Neste volume veremos, pela segunda vez desde o início da série, Ken Parker fora de seu habitat natural. Isso já havia acontecido em "Homicídio em Washington", quando nosso herói foi ao Parlamento lutar pelos direitos dos povos originários. Dessa vez, os cenários são o vasto oceano e as terras geladas do Alasca. Em "Caçada no Mar", Parker é engajado à força para fazer parte da tripulação de um navio baleeiro. Destacando as agruras da vida em alto-mar e a complexa relação entre seres humanos em uma situação extrema, onde as leis terrestres não fazem muito sentido, a história bebe da fonte de "Moby Dick", com direito até mesmo a um capitão cruel e ambicioso com ares de Ahab. O roteiro de Berardi ainda nos proporciona uma profunda reflexão sobre a relação homem x natureza e as consequências da exploração desenfreada dos recursos naturais. Como um apaixonado por literatura marítima, sou suspeito pra dizer, mas essa com certeza figura, ao lado de "Chemako", entre as minhas histórias favoritas da série até o momento.

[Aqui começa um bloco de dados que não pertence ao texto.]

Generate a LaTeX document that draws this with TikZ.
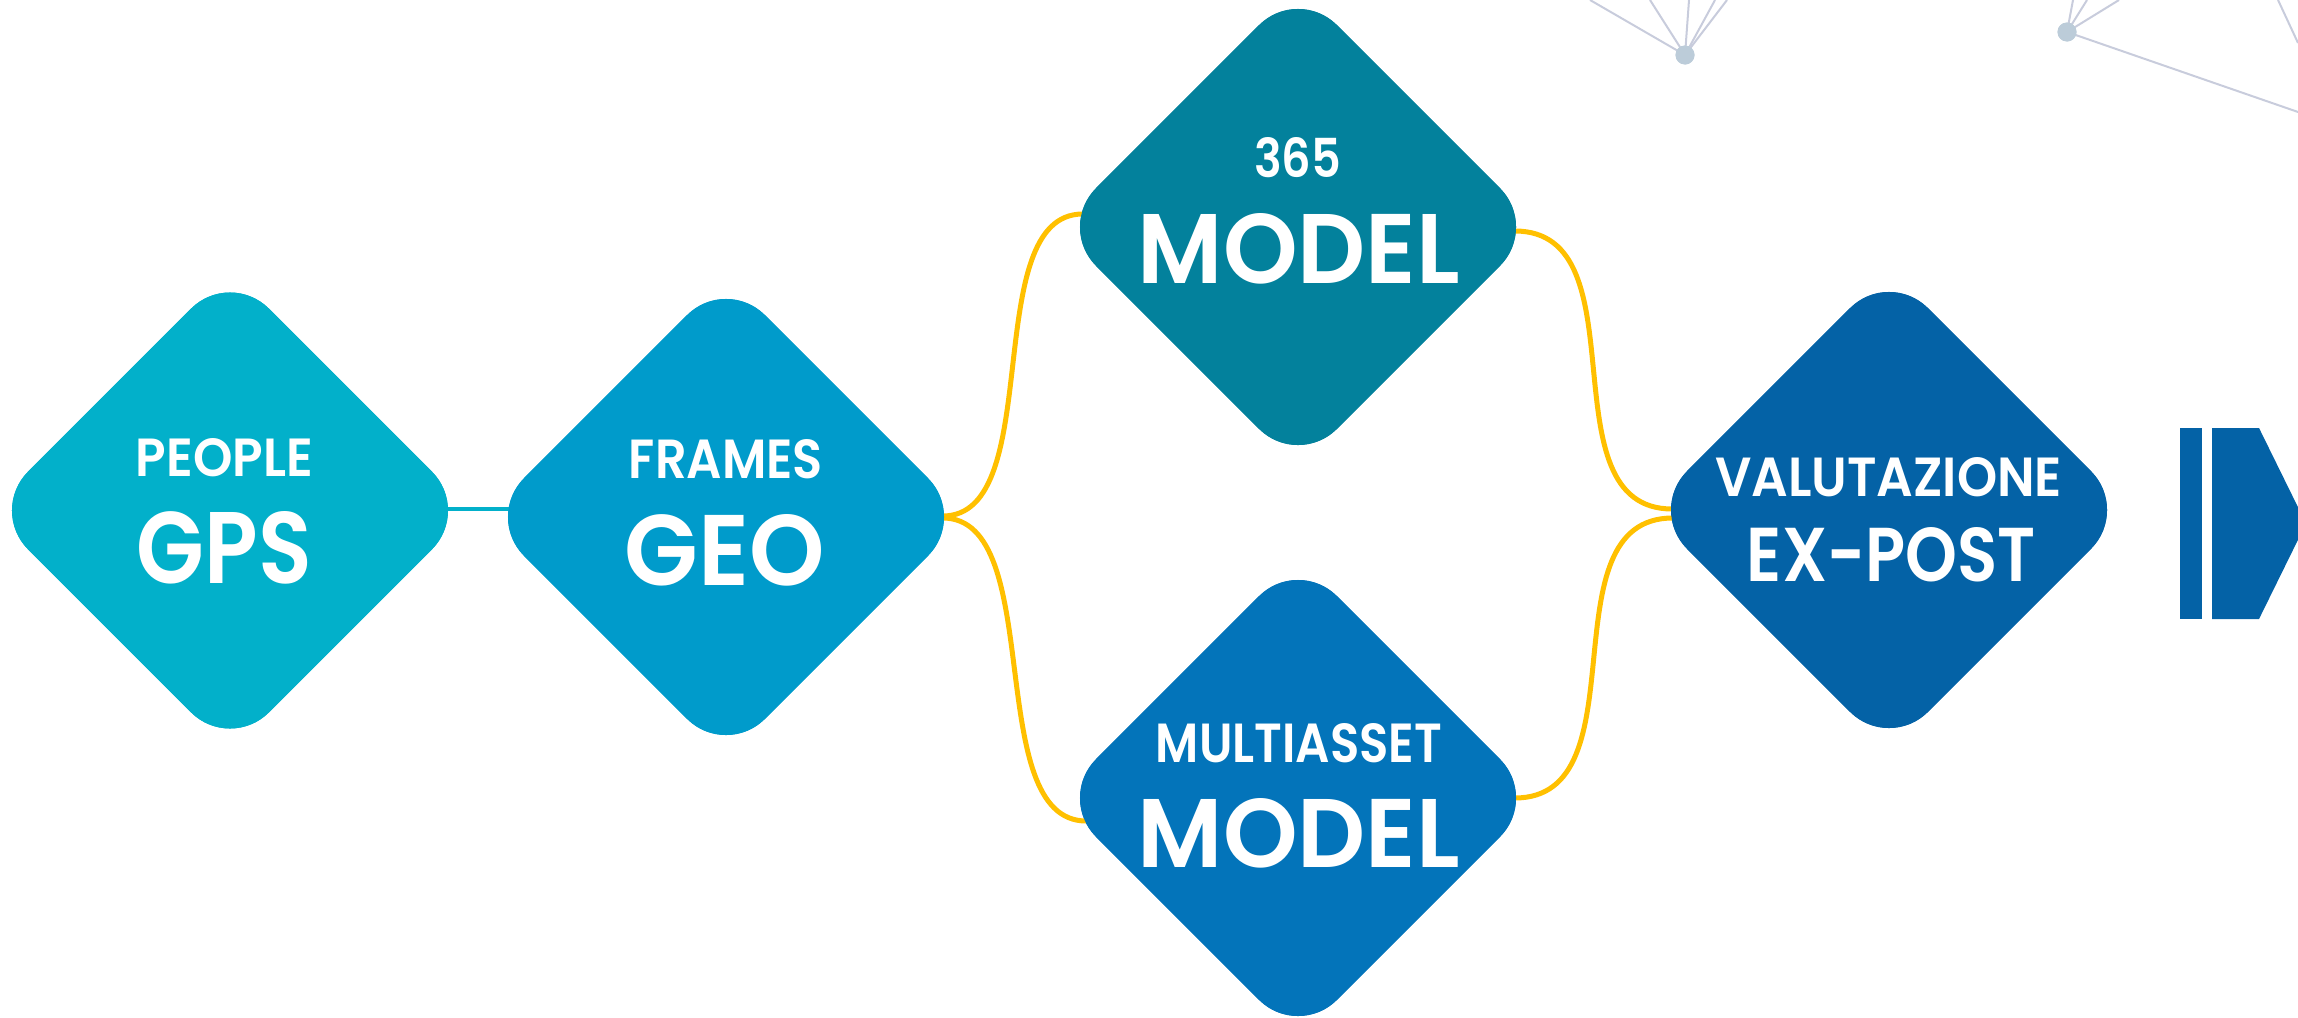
\documentclass[tikz,border=0pt]{standalone}
\usepackage{fontspec}
\setmainfont{Poppins}
\newfontfamily\semib{Poppins SemiBold}
\usepackage{graphicx}
\usetikzlibrary{shapes.geometric,calc}
\definecolor{cPeople}{HTML}{02B0CA}
\definecolor{cGeo}{HTML}{009BCB}
\definecolor{cTsf}{HTML}{03819C}
\definecolor{cMulti}{HTML}{0374BA}
\definecolor{cExp}{HTML}{0462A6}
\definecolor{cYel}{HTML}{FFC000}
\definecolor{cNet}{HTML}{C8CCDC}
\definecolor{cDot}{HTML}{BCCCD9}
\newcommand\fitbox[3]{\resizebox{#1pt}{#2pt}{\semib #3}}
\begin{document}
\begin{tikzpicture}[x=1pt,y=-1pt,
  dia/.style={diamond, minimum width=481.6pt, minimum height=481.6pt, inner sep=0pt, outer sep=0pt, rounded corners=55pt, fill=#1},
  lbl/.style={anchor=base, inner sep=0pt, outer sep=0pt, text=white},
  yel/.style={draw=cYel, line width=5pt},
  cyanline/.style={draw=cPeople, line width=4pt},
  netline/.style={draw=cNet, line width=2pt},
  dotnode/.style={circle, fill=cDot, minimum size=19pt, inner sep=0pt, outer sep=0pt}]
\useasboundingbox (0,0) rectangle (2298,1017);
\clip (0,0) rectangle (2298,1017);

% network (top right)
\node[dotnode] (d1) at (1685,55) {};
\node[dotnode] (d2) at (2067,32) {};
\coordinate (e1) at (1590,0);
\coordinate (e2) at (1650,0);
\coordinate (e3) at (1689,0);
\coordinate (e4) at (1715,0);
\coordinate (e5) at (1727,0);
\coordinate (f1) at (2073,0);
\coordinate (f2) at (2087,0);
\coordinate (f3) at (2119,0);
\coordinate (f4) at (2298,112);
\coordinate (g1) at (2278,0);
\coordinate (g2) at (2298,43);
\foreach \e in {e1,e2,e3,e4,e5} \draw[netline] (d1.center) -- (\e);
\foreach \f in {f1,f2,f3,f4} \draw[netline] (d2.center) -- (\f);
\draw[netline] (g1) -- (g2);
\node[dotnode] at (d1) {};
\node[dotnode] at (d2) {};

% diamonds
\node[dia=cPeople] (people) at (230,510.5) {};
\node[dia=cGeo]    (geo)    at (726,517) {};
\node[dia=cTsf]    (m365)   at (1298,227) {};
\node[dia=cMulti]  (multi)  at (1298,798) {};
\node[dia=cExp]    (expost) at (1889,510) {};

% connectors
\draw[cyanline] ($(people.east)+(-24,-1.5)$) -- ($(geo.west)+(24,-8)$);
\draw[yel] ($(geo.east)+(-24,-1)$) .. controls +(105,0) and +(-105,0) .. ($(m365.west)+(25.5,-13)$);
\draw[yel] ($(geo.east)+(-24,1)$) .. controls +(105,0) and +(-105,0) .. ($(multi.west)+(29,23)$);
\draw[yel] ($(m365.east)+(-24,4)$) .. controls +(130,0) and +(-130,0) .. ($(expost.west)+(24,-1)$);
\draw[yel] ($(multi.east)+(-24,0)$) .. controls +(130,0) and +(-130,0) .. ($(expost.west)+(24.5,8)$);

% redraw diamonds on top of connector ends
\node[dia=cPeople] at (people) {};
\node[dia=cGeo]    at (geo) {};
\node[dia=cTsf]    at (m365) {};
\node[dia=cMulti]  at (multi) {};
\node[dia=cExp]    at (expost) {};

% labels
\node[lbl] (tPeople) at (224.5,476) {\fitbox{177}{38}{PEOPLE}};
\node[lbl] (tGps)    at (224.5,583) {\fitbox{175}{72}{GPS}};
\node[lbl] (tFrames) at (726,478) {\fitbox{194}{39}{FRAMES}};
\node[lbl] (tGeo)    at (725,585) {\fitbox{200}{71}{GEO}};
\node[lbl] (t365)    at (1297.5,177) {\fitbox{87}{40}{365}};
\node[lbl] (tModelA) at (1299,283) {\fitbox{322}{70}{MODEL}};
\node[lbl] (tMulti)  at (1299,762) {\fitbox{286}{39}{MULTIASSET}};
\node[lbl] (tModelB) at (1299,867) {\fitbox{322}{69}{MODEL}};
\node[lbl] (tVal)    at (1888.5,496) {\fitbox{347}{39}{VALUTAZIONE}};
\node[lbl] (tExp)    at (1891.5,581) {\fitbox{289}{54}{EX-POST}};

% bars at right
\fill[cExp] (2180,428) rectangle (2202,619);
\fill[cExp] (2212,428) -- (2259,428) -- (2306,523.5) -- (2259,619) -- (2212,619) -- cycle;
\end{tikzpicture}
\end{document}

Já em "Terras Brancas", Parker visita as geleiras do Alasca. Temos aqui uma história de sobrevivência com alta carga de dramaticidade. Desprovidos dos recursos mais básicos e isolados da civilização, nosso herói e seus amigos travarão uma árdua batalha contra o frio, a fome, o cansaço e o desespero em um ambiente inóspito e selvagem. O destaque aqui vai para o esquimó Nanuk, personagem inspirado em Dersu Uzala, protagonista do filme soviético-japonês de mesmo nome. Nanuk é um oriental dotado de cultura, crenças e uma visão de mundo e da natureza completamente diversas de nós, ocidentais. Isso gera um contraste enorme com a filosofia de vida de outros personagens (e até algumas intrigas) e convida o leitor a refletir sobre temas como altruísmo, fé e morte. A aventura é sutilmente suavizada por passagens poéticas e momentos de descontração. Só achei a trama um pouco repetitiva, com muitas cenas dos personagens andando incansavelmente sob a neve, mas isso não apaga nenhum pouco o brilho da história. Só a presença de Nanuk, com todo o seu conhecimento, poesia e humor peculiar, já vale a leitura!
Duas aventuras muito bem escritas, ambas roteirizadas por Giancarlo Berardi e desenhadas por Giancarlo Alessandrini e Bruno Marrafa, respectivamente, e que fogem completamente do gênero de faroeste. Essa incursão fora do western me agradou bastante e já deixou mostras de que a série é capaz de surpreender o leitor a qualquer momento, guiando Ken Parker por caminhos imprevisíveis e que, mesmo tortuosos, ajudam a moldar a sua formação de caráter. Esse desenvolvimento do personagem, aliás, tem sido um dos pontos altos da série pra mim. Perceber o amadurecimento do nosso herói, sempre disposto a aprender, seja com os ensinamentos que recebe ou com os próprios erros, acaba sendo um aprendizado também para nós, leitores.